** begin **
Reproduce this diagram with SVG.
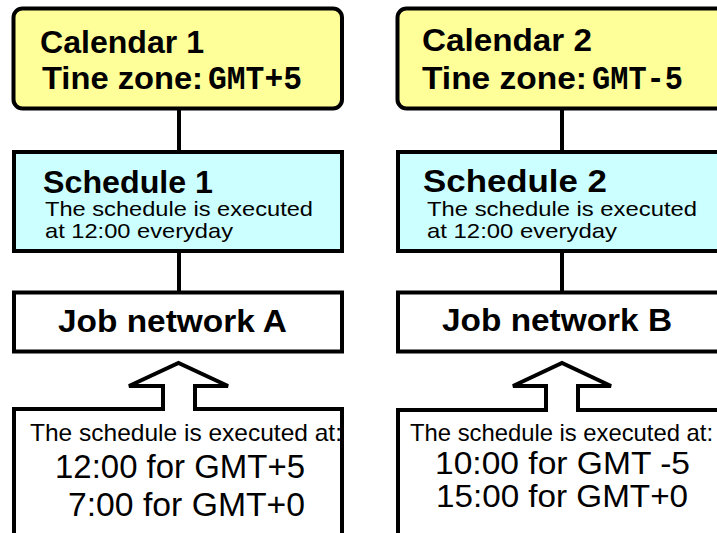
<svg xmlns="http://www.w3.org/2000/svg" width="717" height="533" viewBox="0 0 717 533">
<style>
.box{stroke:#000;stroke-width:4}
.cal{fill:#FFFF99}
.sch{fill:#CCFFFF}
.job{fill:#fff}
.note{fill:#fff;stroke:#000;stroke-width:4;stroke-linejoin:miter}
.b{font-family:"Liberation Sans",Arial,sans-serif;font-weight:bold;fill:#000}
.r{font-family:"Liberation Sans",Arial,sans-serif;fill:#000}
.m{font-family:"Liberation Mono","Courier New",monospace;font-weight:bold;fill:#000}
.con{stroke:#000;stroke-width:4;fill:none}
</style>
<rect width="717" height="533" fill="#fff"/>
<g id="connectors">
<line class="con" x1="179" y1="109" x2="179" y2="152"/>
<line class="con" x1="179" y1="251" x2="179" y2="292"/>
<line class="con" x1="562" y1="109" x2="562" y2="152"/>
<line class="con" x1="562" y1="251" x2="562" y2="292"/>
</g>
<g id="calendar1">
<rect class="box cal" x="13.5" y="8.5" width="328.5" height="100" rx="9"/>
<text class="b" x="40" y="53" font-size="32" textLength="164" lengthAdjust="spacingAndGlyphs">Calendar 1</text>
<text class="b" x="42" y="89" font-size="32" textLength="161" lengthAdjust="spacingAndGlyphs">Tine zone:</text>
<text class="m" x="208" y="89" font-size="33" textLength="94" lengthAdjust="spacingAndGlyphs">GMT+5</text>
</g>
<g id="calendar2">
<rect class="box cal" x="397.5" y="8.5" width="340" height="100" rx="9"/>
<text class="b" x="422" y="51" font-size="32" textLength="170" lengthAdjust="spacingAndGlyphs">Calendar 2</text>
<text class="b" x="422" y="89" font-size="32" textLength="165" lengthAdjust="spacingAndGlyphs">Tine zone:</text>
<text class="m" x="592" y="89" font-size="33" textLength="91" lengthAdjust="spacingAndGlyphs">GMT-5</text>
</g>
<g id="schedule1">
<rect class="box sch" x="14" y="152" width="328" height="99"/>
<text class="b" x="43" y="193" font-size="32" textLength="170" lengthAdjust="spacingAndGlyphs">Schedule 1</text>
<text class="r" x="45" y="216" font-size="21" textLength="268" lengthAdjust="spacingAndGlyphs">The schedule is executed</text>
<text class="r" x="45" y="238" font-size="21" textLength="188" lengthAdjust="spacingAndGlyphs">at 12:00 everyday</text>
</g>
<g id="schedule2">
<rect class="box sch" x="398" y="152" width="340" height="99"/>
<text class="b" x="423" y="192" font-size="32" textLength="184" lengthAdjust="spacingAndGlyphs">Schedule  2</text>
<text class="r" x="427" y="216" font-size="21" fill="#222" textLength="270" lengthAdjust="spacingAndGlyphs">The schedule is executed</text>
<text class="r" x="427" y="238" font-size="21" fill="#222" textLength="190" lengthAdjust="spacingAndGlyphs">at 12:00 everyday</text>
</g>
<g id="jobA">
<rect class="box job" x="14" y="292.5" width="328" height="59"/>
<text class="b" x="58" y="332" font-size="32" textLength="229" lengthAdjust="spacingAndGlyphs">Job network A</text>
</g>
<g id="jobB">
<rect class="box job" x="398" y="292.5" width="340" height="59"/>
<text class="b" x="442" y="331" font-size="32" textLength="230" lengthAdjust="spacingAndGlyphs">Job network B</text>
</g>
<g id="noteA">
<path class="note" d="M14 545 V409 H163 V386 H129 L178.5 363 L228 386 H195 V409 H342 V545"/>
<text class="r" x="30" y="441" font-size="24" textLength="312" lengthAdjust="spacingAndGlyphs">The schedule is executed at:</text>
<text class="r" x="55" y="478" font-size="33" textLength="250" lengthAdjust="spacingAndGlyphs">12:00 for GMT+5</text>
<text class="r" x="68" y="516" font-size="33" textLength="237" lengthAdjust="spacingAndGlyphs">7:00 for GMT+0</text>
</g>
<g id="noteB">
<path class="note" d="M398 545 V410 H546 V386 H513 L562 363 L611 386 H578 V410 H740"/>
<text class="r" x="410" y="441" font-size="24" fill="#222" textLength="303" lengthAdjust="spacingAndGlyphs">The schedule is executed at:</text>
<text class="r" x="435" y="474" font-size="32" fill="#222" textLength="255" lengthAdjust="spacingAndGlyphs">10:00 for GMT -5</text>
<text class="r" x="436" y="507" font-size="32" fill="#222" textLength="252" lengthAdjust="spacingAndGlyphs">15:00 for GMT+0</text>
</g>
</svg>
** end **
The pictures should not be reproduced; quote all of the other material exactly.

→ **TASK RESULT**
Reproduce this diagram with SVG.
<svg xmlns="http://www.w3.org/2000/svg" width="717" height="533" viewBox="0 0 717 533">
<style>
.box{stroke:#000;stroke-width:4}
.cal{fill:#FFFF99}
.sch{fill:#CCFFFF}
.job{fill:#fff}
.note{fill:#fff;stroke:#000;stroke-width:4;stroke-linejoin:miter}
.b{font-family:"Liberation Sans",Arial,sans-serif;font-weight:bold;fill:#000}
.r{font-family:"Liberation Sans",Arial,sans-serif;fill:#000}
.m{font-family:"Liberation Mono","Courier New",monospace;font-weight:bold;fill:#000}
.con{stroke:#000;stroke-width:4;fill:none}
</style>
<rect width="717" height="533" fill="#fff"/>
<g id="connectors">
<line class="con" x1="179" y1="109" x2="179" y2="152"/>
<line class="con" x1="179" y1="251" x2="179" y2="292"/>
<line class="con" x1="562" y1="109" x2="562" y2="152"/>
<line class="con" x1="562" y1="251" x2="562" y2="292"/>
</g>
<g id="calendar1">
<rect class="box cal" x="13.5" y="8.5" width="328.5" height="100" rx="9"/>
<text class="b" x="40" y="53" font-size="32" textLength="164" lengthAdjust="spacingAndGlyphs">Calendar 1</text>
<text class="b" x="42" y="89" font-size="32" textLength="161" lengthAdjust="spacingAndGlyphs">Tine zone:</text>
<text class="m" x="208" y="89" font-size="33" textLength="94" lengthAdjust="spacingAndGlyphs">GMT+5</text>
</g>
<g id="calendar2">
<rect class="box cal" x="397.5" y="8.5" width="340" height="100" rx="9"/>
<text class="b" x="422" y="51" font-size="32" textLength="170" lengthAdjust="spacingAndGlyphs">Calendar 2</text>
<text class="b" x="422" y="89" font-size="32" textLength="165" lengthAdjust="spacingAndGlyphs">Tine zone:</text>
<text class="m" x="592" y="89" font-size="33" textLength="91" lengthAdjust="spacingAndGlyphs">GMT-5</text>
</g>
<g id="schedule1">
<rect class="box sch" x="14" y="152" width="328" height="99"/>
<text class="b" x="43" y="193" font-size="32" textLength="170" lengthAdjust="spacingAndGlyphs">Schedule 1</text>
<text class="r" x="45" y="216" font-size="21" textLength="268" lengthAdjust="spacingAndGlyphs">The schedule is executed</text>
<text class="r" x="45" y="238" font-size="21" textLength="188" lengthAdjust="spacingAndGlyphs">at 12:00 everyday</text>
</g>
<g id="schedule2">
<rect class="box sch" x="398" y="152" width="340" height="99"/>
<text class="b" x="423" y="192" font-size="32" textLength="184" lengthAdjust="spacingAndGlyphs">Schedule  2</text>
<text class="r" x="427" y="216" font-size="21" fill="#222" textLength="270" lengthAdjust="spacingAndGlyphs">The schedule is executed</text>
<text class="r" x="427" y="238" font-size="21" fill="#222" textLength="190" lengthAdjust="spacingAndGlyphs">at 12:00 everyday</text>
</g>
<g id="jobA">
<rect class="box job" x="14" y="292.5" width="328" height="59"/>
<text class="b" x="58" y="332" font-size="32" textLength="229" lengthAdjust="spacingAndGlyphs">Job network A</text>
</g>
<g id="jobB">
<rect class="box job" x="398" y="292.5" width="340" height="59"/>
<text class="b" x="442" y="331" font-size="32" textLength="230" lengthAdjust="spacingAndGlyphs">Job network B</text>
</g>
<g id="noteA">
<path class="note" d="M14 545 V409 H163 V386 H129 L178.5 363 L228 386 H195 V409 H342 V545"/>
<text class="r" x="30" y="441" font-size="24" textLength="312" lengthAdjust="spacingAndGlyphs">The schedule is executed at:</text>
<text class="r" x="55" y="478" font-size="33" textLength="250" lengthAdjust="spacingAndGlyphs">12:00 for GMT+5</text>
<text class="r" x="68" y="516" font-size="33" textLength="237" lengthAdjust="spacingAndGlyphs">7:00 for GMT+0</text>
</g>
<g id="noteB">
<path class="note" d="M398 545 V410 H546 V386 H513 L562 363 L611 386 H578 V410 H740"/>
<text class="r" x="410" y="441" font-size="24" fill="#222" textLength="303" lengthAdjust="spacingAndGlyphs">The schedule is executed at:</text>
<text class="r" x="435" y="474" font-size="32" fill="#222" textLength="255" lengthAdjust="spacingAndGlyphs">10:00 for GMT -5</text>
<text class="r" x="436" y="507" font-size="32" fill="#222" textLength="252" lengthAdjust="spacingAndGlyphs">15:00 for GMT+0</text>
</g>
</svg>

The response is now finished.